- **What you should do**:
Below are the records. Gather each line that holds "chart".

- **Record set**:
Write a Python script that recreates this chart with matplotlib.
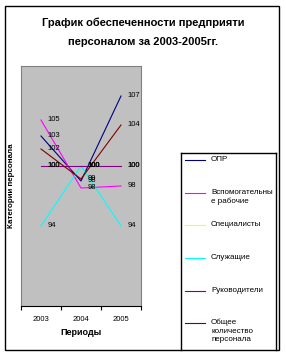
import matplotlib
matplotlib.use("Agg")
import matplotlib.pyplot as plt
from matplotlib.lines import Line2D
from matplotlib.patches import Rectangle
from matplotlib.ticker import FixedLocator, NullFormatter

plt.rcParams['font.family'] = ['Liberation Sans', 'DejaVu Sans']

years = ['2003', '2004', '2005']
series_names = ['ОПР', 'Вспомогательны\nе рабочие', 'Специалисты', 'Служащие',
                'Руководители', 'Общее\nколичество\nперсонала']
opr = [103, 98.5, 107]
vspom = [104.6, 97.8, 98]
spec = [100, 100, 100]
sluzh = [94, 100, 94]
ruk = [100, 100, 100]
obshee = [101.7, 98.7, 104.1]
series_values = [opr, vspom, spec, sluzh, ruk, obshee]
colors = ['#000080', '#FF00FF', '#FFFF00', '#00FFFF', '#800080', '#800000']

W, H = 286, 356
fig = plt.figure(figsize=(W / 100, H / 100), dpi=100)


def fx(px):
    return px / W


def fy(py):
    return 1 - py / H


ax = fig.add_axes([fx(21), fy(306), fx(120), (306 - 66) / H])
ax.set_facecolor('#C0C0C0')
x = list(range(len(years)))
for name, vals, c in zip(series_names, series_values, colors):
    ax.plot(x, vals, color=c, lw=0.8)
    for xi, v in zip(x, vals):
        ax.annotate(f'{v:.0f}', (xi, v), xytext=(5, 0), textcoords='offset points',
                    fontsize=5.5, va='center', ha='left', color='black')

ax.set_xlim(-0.5, 2.5)
ax.set_ylim(86, 110)
ax.set_yticks([])
ax.set_xticks(x)
ax.set_xticklabels(years, fontsize=5.5)
ax.tick_params(axis='x', which='major', length=0, pad=7)
ax.xaxis.set_minor_locator(FixedLocator([-0.5, 0.5, 1.5, 2.5]))
ax.xaxis.set_minor_formatter(NullFormatter())
ax.tick_params(axis='x', which='minor', length=3, width=0.8, direction='out')
for s in ['top', 'left', 'right']:
    ax.spines[s].set_color('#808080')
    ax.spines[s].set_linewidth(0.8)
ax.spines['bottom'].set_color('black')
ax.spines['bottom'].set_linewidth(0.8)

ax.set_xlabel('Периоды', fontsize=6.5, fontweight='bold', labelpad=4)
fig.text(fx(12), fy(186), 'Категории персонала', rotation=90, fontsize=5.8,
         fontweight='bold', ha='center', va='center')

fig.text(fx(143), fy(23), 'График обеспеченности предприяти', fontsize=8,
         fontweight='bold', ha='center', va='center')
fig.text(fx(143), fy(42), 'персоналом за 2003-2005гг.', fontsize=8,
         fontweight='bold', ha='center', va='center')

# outer frame
fig.add_artist(Rectangle((fx(5), fy(350)), fx(274), (350 - 6) / H, transform=fig.transFigure,
                         fill=False, edgecolor='black', lw=1))
# legend box (bottom cut off by frame)
for (x0, y0, x1, y1) in [(181, 153, 276, 153), (181, 153, 181, 350), (276, 153, 276, 350)]:
    fig.add_artist(Line2D([fx(x0), fx(x1)], [fy(y0), fy(y1)], transform=fig.transFigure,
                          color='black', lw=1))

legend_y = [160, 193, 225, 258, 291, 323]
for name, c, ly in zip(series_names, colors, legend_y):
    fig.add_artist(Line2D([fx(185), fx(205)], [fy(ly), fy(ly)], transform=fig.transFigure,
                          color=c, lw=0.8))
    fig.text(fx(211), fy(ly - 4), name, fontsize=5.8, ha='left', va='top',
             linespacing=1.25)

fig.savefig('out.png', dpi=100)
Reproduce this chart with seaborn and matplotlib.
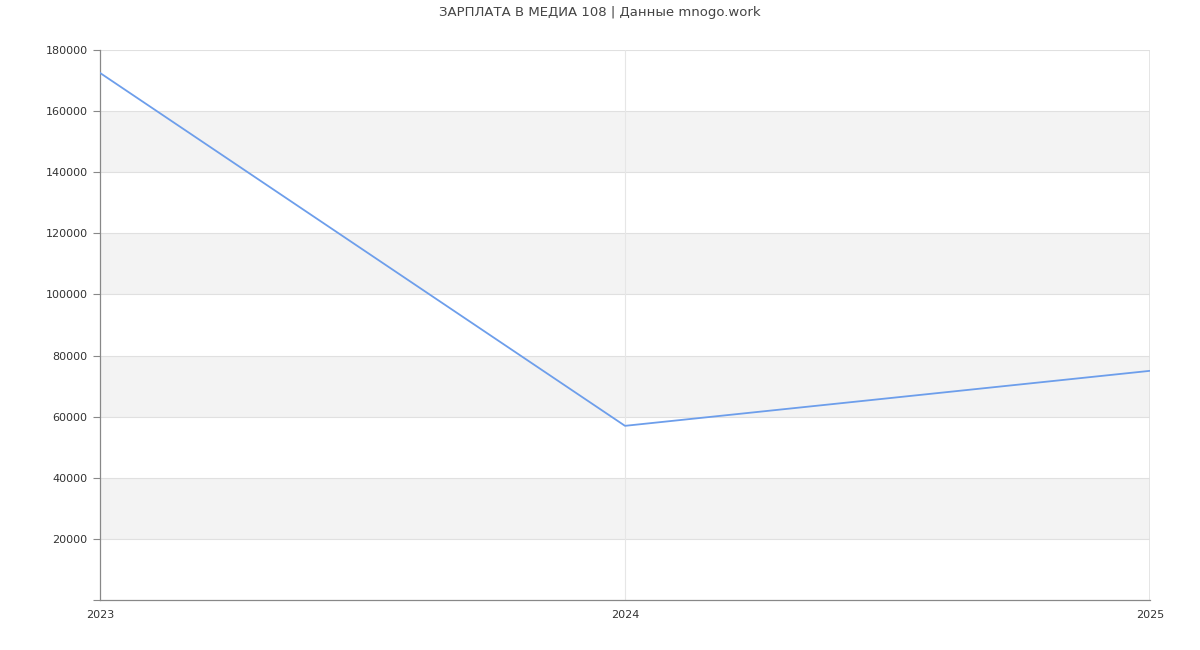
import pandas as pd
import matplotlib
matplotlib.use('Agg')
import matplotlib.pyplot as plt
import seaborn as sns

# data
years = [2023, 2024, 2025]
salary = [172500, 57000, 75000]
title = 'ЗАРПЛАТА В МЕДИА 108 | Данные mnogo.work'

df = pd.DataFrame({'year': years, 'salary': salary})

sns.set_style('white')
plt.rcParams['font.family'] = ['DejaVu Sans']

fig = plt.figure(figsize=(12, 6.5), dpi=100)
ax = fig.add_axes([100 / 1200, 50 / 650, 1050 / 1200, 550 / 650])

# alternating bands
for lo in range(20000, 180000, 40000):
    ax.axhspan(lo, lo + 20000, color='#f3f3f3', zorder=0, lw=0)
for y in range(20000, 200000, 20000):
    ax.axhline(y, color='#e0e0e0', lw=0.8, zorder=1)
ax.axvline(2024, color='#e6e6e6', lw=0.8, zorder=1)
ax.axvline(2025, color='#e0e0e0', lw=1.2, zorder=1)

sns.lineplot(data=df, x='year', y='salary', ax=ax, color='#6d9eeb', lw=1.3, zorder=3)

ax.set_xlim(2023, 2025)
ax.set_ylim(0, 180000)
ax.set_xticks(years)
ax.set_xticklabels([str(y) for y in years])
ax.set_yticks(range(0, 200000, 20000))
ax.set_yticklabels([''] + [str(v) for v in range(20000, 200000, 20000)])
ax.tick_params(axis='y', left=True, length=5, width=0.8, color='#888888', labelsize=8, labelcolor='#333333', pad=4)
ax.tick_params(axis='x', bottom=False, length=0, labelsize=8, labelcolor='#333333', pad=7)
ax.set_xlabel('')
ax.set_ylabel('')

for s in ['top', 'right']:
    ax.spines[s].set_visible(False)
ax.spines['left'].set_color('#888888')
ax.spines['bottom'].set_color('#888888')
ax.spines['left'].set_linewidth(0.9)
ax.spines['bottom'].set_linewidth(0.9)

fig.text(0.5, 1 - 12.5 / 650, title, ha='center', va='center', fontsize=9.5, color='#444444')

fig.savefig('out.png', dpi=100)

- **Solution**:
Write a Python script that recreates this chart with matplotlib.
Reproduce this chart with seaborn and matplotlib.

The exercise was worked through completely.